YOUNGSTOWN — The state fiscal oversight commission that is controlling city school district finances has endorsed the city school board’s plan to ask voters to approve a new four-year, 9.5-mill tax levy in November.
The school district has tried unsuccessfully three times to win voters’ approval for a five-year, 9.5-mill levy, but opted this week to ask voters to accept a shorter-term tax package.
Youngstown has been in state-declared fiscal emergency since November 2006, when the district began running a general fund budget deficit that reached $15 million in 2006-07.
The declaration resulted in the appointment of a five-member Financial Planning and Supervision Commission to control district spending, and the commission has said repeatedly that Youngstown needs an influx of new revenue to help it return to fiscal solvency.

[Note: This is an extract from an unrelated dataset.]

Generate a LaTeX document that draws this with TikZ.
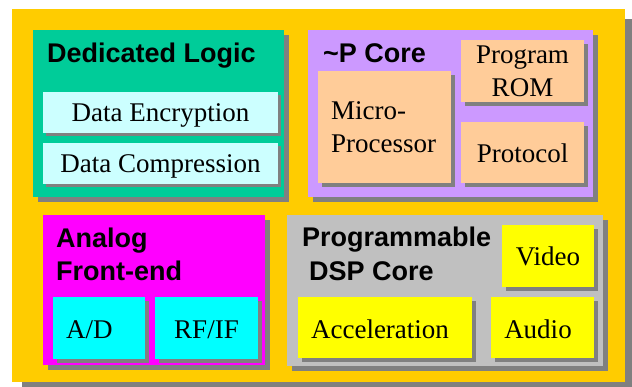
\documentclass[tikz,border=0pt]{standalone}
\usepackage{fontspec}
\setmainfont{Liberation Serif}
\newfontfamily\headfont{Liberation Sans}
\usetikzlibrary{shadows}
\definecolor{chiporange}{HTML}{FFCC00}
\definecolor{dlgreen}{HTML}{00CC99}
\definecolor{lcyan}{HTML}{CCFFFF}
\definecolor{upurple}{HTML}{CC99FF}
\definecolor{peach}{HTML}{FFCC99}
\definecolor{magen}{HTML}{FF00FF}
\definecolor{cyanb}{HTML}{00FFFF}
\definecolor{dspgray}{HTML}{C0C0C0}
\definecolor{yel}{HTML}{FFFF00}
\definecolor{shadowgray}{HTML}{808080}
\tikzset{
  blk/.style={rectangle, draw=none, inner sep=0pt, outer sep=0pt, anchor=north west},
  sh/.style={drop shadow={shadow xshift=#1pt, shadow yshift=-#1pt, fill=shadowgray, opacity=1}},
  head/.style={inner sep=0pt, font=\headfont\bfseries\fontsize{27}{33}\selectfont},
  body/.style={inner sep=0pt, font=\fontsize{27}{33}\selectfont},
}
\begin{document}
\begin{tikzpicture}[x=1pt,y=-1pt]
\fill[white] (0,0) rectangle (632,387);
\useasboundingbox (0,0) rectangle (632,387);
% chip
\node[blk, sh=10, fill=chiporange, minimum width=613pt, minimum height=373pt] (chip) at (12,9) {};
% dedicated logic
\node[blk, sh=5, fill=dlgreen, minimum width=251pt, minimum height=167pt] (dl) at (33,30) {};
\node[blk, sh=3, fill=lcyan, minimum width=235pt, minimum height=41pt] (enc) at (43,92) {};
\node[blk, sh=3, fill=lcyan, minimum width=235pt, minimum height=41pt] (cmp) at (43,143) {};
\node[head, anchor=base west] (dlt) at (47,63) {Dedicated Logic};
\node[body, anchor=base] (enct) at (160.5,121.7) {Data Encryption};
\node[body, anchor=base] (cmpt) at (160.5,172.7) {Data Compression};
% uP core
\node[blk, sh=5, fill=upurple, minimum width=285pt, minimum height=167pt] (up) at (308,30) {};
\node[blk, sh=4, fill=peach, minimum width=133pt, minimum height=112pt] (mp) at (318,71) {};
\node[blk, sh=4, fill=peach, minimum width=123pt, minimum height=62pt] (rom) at (461,40) {};
\node[blk, sh=4, fill=peach, minimum width=123pt, minimum height=61pt] (prot) at (461,122) {};
\node[head, anchor=base west] (upt) at (323,63) {\textasciitilde P Core};
\node[body, anchor=base west] (mpt1) at (331,120) {Micro-};
\node[body, anchor=base west] (mpt2) at (331,153) {Processor};
\node[body, anchor=base] (romt1) at (522.5,64) {Program};
\node[body, anchor=base] (romt2) at (522.5,97) {ROM};
\node[body, anchor=base] (prott) at (522.5,163) {Protocol};
% analog front-end
\node[blk, sh=5, fill=magen, minimum width=222pt, minimum height=150pt] (afe) at (43,215) {};
\node[blk, sh=4, fill=cyanb, minimum width=92pt, minimum height=62pt] (ad) at (53,297) {};
\node[blk, sh=4, fill=cyanb, minimum width=103pt, minimum height=62pt] (rf) at (155,297) {};
\node[head, anchor=base west] (afet1) at (56,248) {Analog};
\node[head, anchor=base west] (afet2) at (56,281) {Front-end};
\node[body, anchor=base west] (adt) at (66,338) {A/D};
\node[body, anchor=base] (rft) at (206.5,338) {RF/IF};
% DSP core
\node[blk, sh=5, fill=dspgray, minimum width=316pt, minimum height=151pt] (dsp) at (287,215) {};
\node[blk, sh=4, fill=yel, minimum width=92pt, minimum height=62pt] (vid) at (502,225) {};
\node[blk, sh=4, fill=yel, minimum width=174pt, minimum height=61pt] (acc) at (298,297) {};
\node[blk, sh=4, fill=yel, minimum width=103pt, minimum height=61pt] (aud) at (491,297) {};
\node[head, anchor=base west] (dspt1) at (302,247) {Programmable};
\node[head, anchor=base west] (dspt2) at (309,281) {DSP Core};
\node[body, anchor=base] (vidt) at (548,266) {Video};
\node[body, anchor=base] (acct) at (380,338) {Acceleration};
\node[body, anchor=base] (audt) at (538,338) {Audio};
\end{tikzpicture}
\end{document}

The district has cut some $26 million in annual spending and eliminated about 450 jobs but can’t cut its way out of debt, the commission has said.
The commission voted Thursday to support the school board’s bid for a four-year levy that will produce about $5.3 million a year in new revenue, but Roger Nehls, chairman, cautioned that the financial projection used by the board to determine the size and length of the needed levy implies additional cuts will have to be made.
The projection shows the district coming out of the red in 2012, but falling back into deficit in 2016, unless more spending is cut.
School officials are aware that additional reductions will be needed and are working on those plans now.
The school board estimated that another $2 million in annual spending must go if the district hopes to avoid returning to deficit spending in 2016.
If the district can run five consecutive years in the black, the state will likely withdraw its fiscal emergency status designation, Nehls said.
Youngstown has borrowed $25 million from the state to balance its budgets the last two years and still owes $18 million of that debt which must be repaid over the next two years.